Learn to distinguish between emotional and physical hunger.
Sometimes it’s difficult to distinguish between an actual physiological need for food and a psychological want. Real, physical hunger comes on gradually, giving you progressive signals that it’s time to eat – first small gurgles, then large rumbles. It can be satisfied with a variety of foods, not one specific item. It is body-based, happening out of physical need, and you’ll feel the effects: a rumbling, gnawing stomach, or light-headedness.
Emotional eating, on the other hand, comes on suddenly – you weren’t even thinking about food one minute, and the next you’re famished – and is an urgent feeling, as if you must eat now. It is emotionally based, or “above the neck,” originating in the mind and in the mouth. It is usually a craving for a specific food, not just food in general; your mouth wants to taste a cheeseburger and nothing else will satisfy. It’s accompanied by some sort of emotional discomfort and involves absentminded or automatic, hand-to-mouth eating – like when you realize you’ve eaten the entire bag of chips when you only intended to have a handful.
Lay some ground rules.
When a craving strikes, make yourself wait for twenty to thirty minutes before you indulge it. During this time, you can consider whether or not you really need what you’re craving, identify why you think you need it, and come up with acceptable alternatives. Usually after the allotted time has passed, so will the craving; if it doesn’t, allow yourself to have a little bit of whatever it is you want. Or tell yourself that you can have it only after you’ve downed two glasses of water; chances are that when you drink that much, you’ll be too full to eat, anyway.

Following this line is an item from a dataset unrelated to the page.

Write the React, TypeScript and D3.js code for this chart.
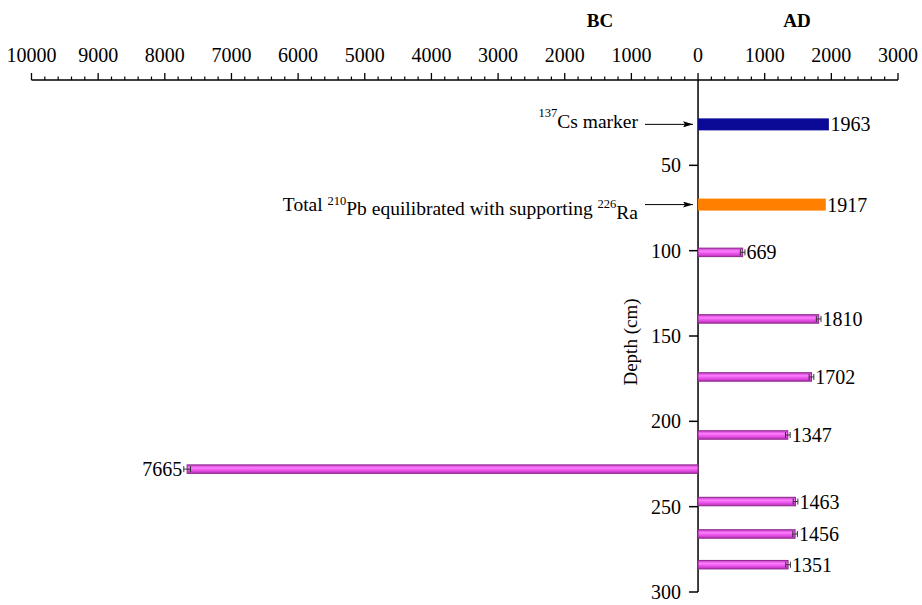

Organize your eating schedule.
Give yourself some structure – three meals a day, plus two snacks, and stop eating two hours before bedtime. When your body is accustomed to eating on a schedule, you’re more likely to be hungry at the same times of day and eat accordingly, not just whenever the mood strikes. Having an eating schedule also makes you more likely to designate time to actually savor your food instead of wolfing it down compulsively, which can make a big difference.